Segunda advertencia: la lengua catalana. No en casa, donde es una gravísima ofensa a los indepes que haya un 25 por ciento de castellano en el aula, sino en Bruselas, donde Sánchez ha montado una cruzada para convertir el catalán –y de paso el euskera y el gallego– en lenguas oficiales de la Unión. Una operación diplomática de altísimo voltaje –y muy escasa probabilidad de éxito– que ha generado más perplejidad que simpatías. Alemania, Italia y media docena de países más han puesto el freno. Los servicios jurídicos de la Comisión han mostrado sus reparos. Y la propuesta, como era previsible, ha sido retirada del orden del día, aunque España insiste en que volverá con la matraca.
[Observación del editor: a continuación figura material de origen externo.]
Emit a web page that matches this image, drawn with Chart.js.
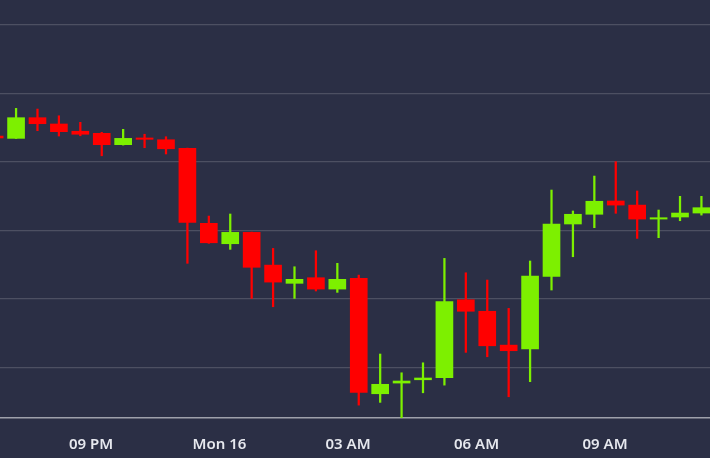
<!DOCTYPE html>
<html><head><meta charset="utf-8">
<script src="https://cdn.jsdelivr.net/npm/chart.js@4"></script>
<style>html,body{margin:0;padding:0;background:#2b2f45;}#w{width:710px;height:458px;}</style>
</head><body><div id="w"><canvas id="c"></canvas></div>
<script>
// time in minutes relative to 9 PM (candle centre of 30-min candles)
const times = [-135,-105,-75,-45,-15,15,45,75,105,135,165,195,225,255,285,315,345,375,405,435,465,495,525,555,585,615,645,675,705,735,765,795,825,855];
const opens  = [6568.7,6567,6582.1,6577.5,6572.2,6570.7,6562.4,6567.3,6566,6559.7,6505,6490.1,6498.4,6474.5,6461.2,6465.3,6457,6464.8,6380.6,6388.4,6390.8,6392.3,6449.2,6440.8,6416.1,6413.4,6466.3,6504.5,6511.6,6521.3,6518.3,6508.1,6509.6,6512.5];
const highs  = [6570.9,6588.9,6588.4,6583.5,6578.7,6571.4,6573.6,6570,6568.2,6559.9,6510.3,6511.8,6498.6,6486.7,6473.3,6485,6475.8,6467.2,6409.6,6395.9,6403.2,6479.4,6468.9,6463.6,6442.9,6477.5,6529.3,6514,6539.5,6550,6528.6,6514.7,6524.7,6524.7];
const lows   = [6566.5,6566.9,6572.6,6568.7,6568.9,6554.3,6562.1,6560.2,6555.6,6475.8,6490.4,6486,6450.2,6444.1,6450.2,6455.6,6454.6,6372.3,6374.3,6363.1,6381.3,6386.9,6410.8,6407.6,6378.4,6389.4,6456.3,6480.6,6501.8,6512.3,6494,6494.5,6506.9,6511];
const closes = [6567.3,6582.1,6577.7,6571.9,6570,6562.4,6567,6566.3,6559.4,6505.7,6490.8,6498.4,6472.9,6462.1,6464.1,6457,6464.1,6381.6,6387.5,6389.9,6392.1,6447.8,6440.8,6415.6,6412,6466.5,6504.5,6511.6,6521.1,6518.3,6508.1,6509.1,6512.5,6516.4];
const tickTimes = [0,180,360,540,720];
const tickLabels = ['09 PM','Mon 16','03 AM','06 AM','09 AM'];
const gridValues = [6400,6450,6500,6550,6600,6650];

const GREEN='#7df000', RED='#ff0000';
const cols = opens.map((o,i)=> closes[i]>=o ? GREEN : RED);
const bodies = times.map((t,i)=>{let a=opens[i],b=closes[i];if(Math.abs(a-b)<1){const m=(a+b)/2;a=m-0.6;b=m+0.6;}return {x:t,y:[a,b]};});
const wicks = times.map((t,i)=>({x:t,y:[lows[i],highs[i]]}));

new Chart(document.getElementById('c'),{
  type:'bar',
  data:{datasets:[
    {data:wicks,backgroundColor:cols,barThickness:1.6,grouped:false,order:2},
    {data:bodies,backgroundColor:cols,barThickness:17,grouped:false,order:1}
  ]},
  options:{
    responsive:true,maintainAspectRatio:false,animation:false,
    layout:{padding:0},
    plugins:{legend:{display:false},tooltip:{enabled:false}},
    scales:{
      x:{type:'linear',min:-127.5,max:867,offset:false,
        grid:{display:false},
        border:{display:true,color:'rgba(255,255,255,0.55)',width:1.5},
        afterBuildTicks:(s)=>{s.ticks=tickTimes.map(v=>({value:v}));},
        afterFit:(s)=>{s.height=40;},
        ticks:{color:'#e6e8ee',padding:10,maxRotation:0,autoSkip:false,font:{family:'Noto Sans',size:15,weight:'600'},
          callback:(v)=>{const i=tickTimes.indexOf(v);return i>=0?tickLabels[i]:'';}}
      },
      y:{min:6362.9,max:6668,
        grid:{color:'rgba(255,255,255,0.16)',lineWidth:1.2,drawTicks:false},
        border:{display:false},
        afterBuildTicks:(s)=>{s.ticks=gridValues.map(v=>({value:v}));},
        afterFit:(s)=>{s.width=0;},
        ticks:{display:false}
      }
    }
  }
});
</script></body></html>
¿Por qué tanto empeño? Pues porque lo exige Puigdemont. Y Puigdemont no se toca, porque cada voto cuenta, porque el Gobierno no puede permitirse que Junts se levante con el pie torcido y le tumbe otra ley más. Y porque, en el sanchismo, la política exterior ya no responde a los intereses generales, sino al calendario de ERC, a las prioridades de Bildu y a los antojos del fugado de Waterloo.

Europa empieza a sospechar de las maniobras orquestales de Sánchez. Se han enfadado mucho por el intento de estos días de vincular la continuidad de la ayuda militar española en el Este a la aceptación del catalán como lengua oficial. La presión política de las últimas semanas en Bruselas se pasó de vueltas. Exteriores niega que ese chantaje se haya producido, pero varios países lo confirman. La estrella de Sánchez ya no brilla como antes, su aura de líder global se apaga. Ocurre que la socialdemocracia europea está en retirada y las prioridades comunitarias han cambiado. Ya no se habla del Pacto Verde, sino del rearme militar. Y el presidente español, con su agenda doméstica y sus socios incómodos, empieza a parecer más un riesgo que un referente. En otro tiempo, un traspié diplomático se salvaba con una llamada a Macron o una foto con Von der Leyen. Hoy, eso ya no sirve. Las cosas han cambiado: gracias por su interés, se valorará su propuesta. Hasta ahí ha llegado la influencia del autoproclamado gran líder europeo.

La política internacional de España –como la económica, la educativa o la judicial– se ha subordinado por completo a las necesidades de supervivencia del Gobierno. Convertir el catalán en lengua oficial europea no es un objetivo nacional. Es –como la amnistía– otro pago por los siete votos de Junts. Un peaje para contentar a quienes ya no se contentan con nada. También lo es frenar la OPA del BBVA para no molestar a los partidos catalanes que creen que el Sabadell es su banco.

Mientras tanto, los derechos de los castellanohablantes siguen sin garantizarse en Cataluña. El 25 por ciento de español en la escuela pública es papel mojado. Pero eso no importa. Lo importante es parecer progresista, plurilingüe y europeísta. Aunque sea a costa del sentido común, del interés general y del respeto institucional.

Así que no. Europa ha dejado de creer en los unicornios. Y empieza a ver a Pedro Sánchez no como el visionario que vendía soluciones para el continente, sino como el político que improvisa una ocurrencia tras otra para seguir sentado permanentemente en un sillón que no logró conquistar en las urnas. Tal vez todavía Sánchez conserve su sonrisa. Pero se agotó el discurso. Ya no cuela.